> [EXERCISE INSTRUCTIONS]
Up to and including the line with "10.0, 10.0, 10.0]", write out the listing from its first line, minus the pictures.

> [DATASET CONTENT]

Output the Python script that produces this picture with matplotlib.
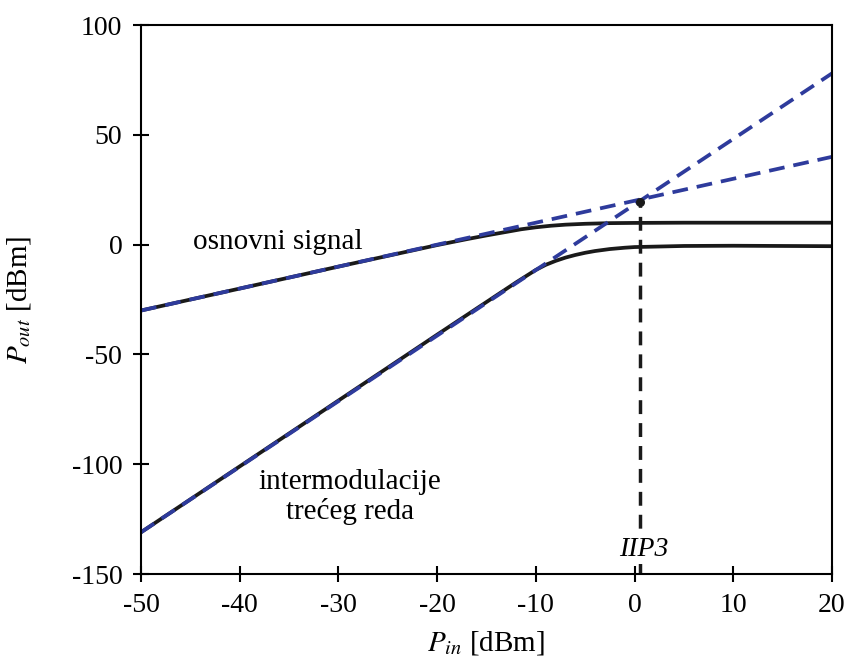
import numpy as np
import matplotlib
matplotlib.use("Agg")
import matplotlib.pyplot as plt

plt.rcParams['font.family'] = ['Liberation Serif', 'DejaVu Serif']
plt.rcParams['mathtext.fontset'] = 'stix'
plt.rcParams['axes.unicode_minus'] = False

# ideal (extrapolated) characteristics, end points in dBm
pin_ext = [-50, 20]
fund_ext = [-30, 40]
im3_ext = [-131, 78]

# real characteristics with compression
pin_fund = [-50, -30, -20, -17, -15, -13, -11.5, -10, -8.5, -7, -5, -2.5, 0, 5, 10, 20]
pout_fund = [-30, -10, -0.2, 2.5, 4.2, 5.8, 7.0, 7.9, 8.6, 9.1, 9.5, 9.8, 9.9, 10.0, 10.0, 10.0]

pin_im3 = [-50, -20, -12, -10, -9, -8, -7, -6, -5, -4, -2.5, -1, 0, 5, 10, 20]
pout_im3 = [-131, -41, -17.2, -11.5, -9.2, -7.4, -5.9, -4.7, -3.7, -2.9, -2.0, -1.4, -1.1, -0.6, -0.5, -0.7]

iip3 = 0.6
oip3 = 20.5

fig = plt.figure(figsize=(8.52, 6.6), dpi=100)
ax = fig.add_axes([0.1655, 0.1303, 0.811, 0.8317])

ax.plot(pin_fund, pout_fund, color='#1a1a1a', lw=2.7)
ax.plot(pin_im3, pout_im3, color='#1a1a1a', lw=2.7)
ax.plot(pin_ext, fund_ext, color='#2e3b9c', lw=2.7, dashes=(4.2, 2.4))
ax.plot(pin_ext, im3_ext, color='#2e3b9c', lw=2.7, dashes=(4.2, 2.4))

# IIP3 marker
ax.plot([iip3, iip3], [-150, oip3 - 1], color='#1a1a1a', lw=2.5, dashes=(4.0, 2.6))
ax.plot([iip3], [oip3 - 1], 'o', color='#1a1a1a', ms=5.5)

ax.text(-36.1, 1, 'osnovni signal', fontsize=21, ha='center', va='center')
ax.text(-28.8, -115, 'intermodulacije\ntrećeg reda', fontsize=21, ha='center',
        va='center', linespacing=1.15)
ax.text(0.9, -139, 'IIP3', fontsize=20, style='italic', ha='center', va='center',
        bbox=dict(facecolor='white', edgecolor='none', pad=1))

ax.set_xlim(-50, 20)
ax.set_ylim(-150, 100)
ax.set_xticks(np.arange(-50, 21, 10))
ax.set_yticks(np.arange(-150, 101, 50))
ax.tick_params(direction='inout', length=11, width=1.5, labelsize=20)
ax.tick_params(axis='y', pad=8)
ax.tick_params(axis='x', pad=8)
for s in ax.spines.values():
    s.set_linewidth(1.5)

ax.set_xlabel('$P_{in}$ [dBm]', fontsize=21, labelpad=8)
ax.set_ylabel('$P_{out}$ [dBm]', fontsize=21, labelpad=28)

fig.savefig('out.png', dpi=100)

> [SOLUTION FOR THIS TASK]
Output the Python script that produces this picture with matplotlib.
import numpy as np
import matplotlib
matplotlib.use("Agg")
import matplotlib.pyplot as plt

plt.rcParams['font.family'] = ['Liberation Serif', 'DejaVu Serif']
plt.rcParams['mathtext.fontset'] = 'stix'
plt.rcParams['axes.unicode_minus'] = False

# ideal (extrapolated) characteristics, end points in dBm
pin_ext = [-50, 20]
fund_ext = [-30, 40]
im3_ext = [-131, 78]

# real characteristics with compression
pin_fund = [-50, -30, -20, -17, -15, -13, -11.5, -10, -8.5, -7, -5, -2.5, 0, 5, 10, 20]
pout_fund = [-30, -10, -0.2, 2.5, 4.2, 5.8, 7.0, 7.9, 8.6, 9.1, 9.5, 9.8, 9.9, 10.0, 10.0, 10.0]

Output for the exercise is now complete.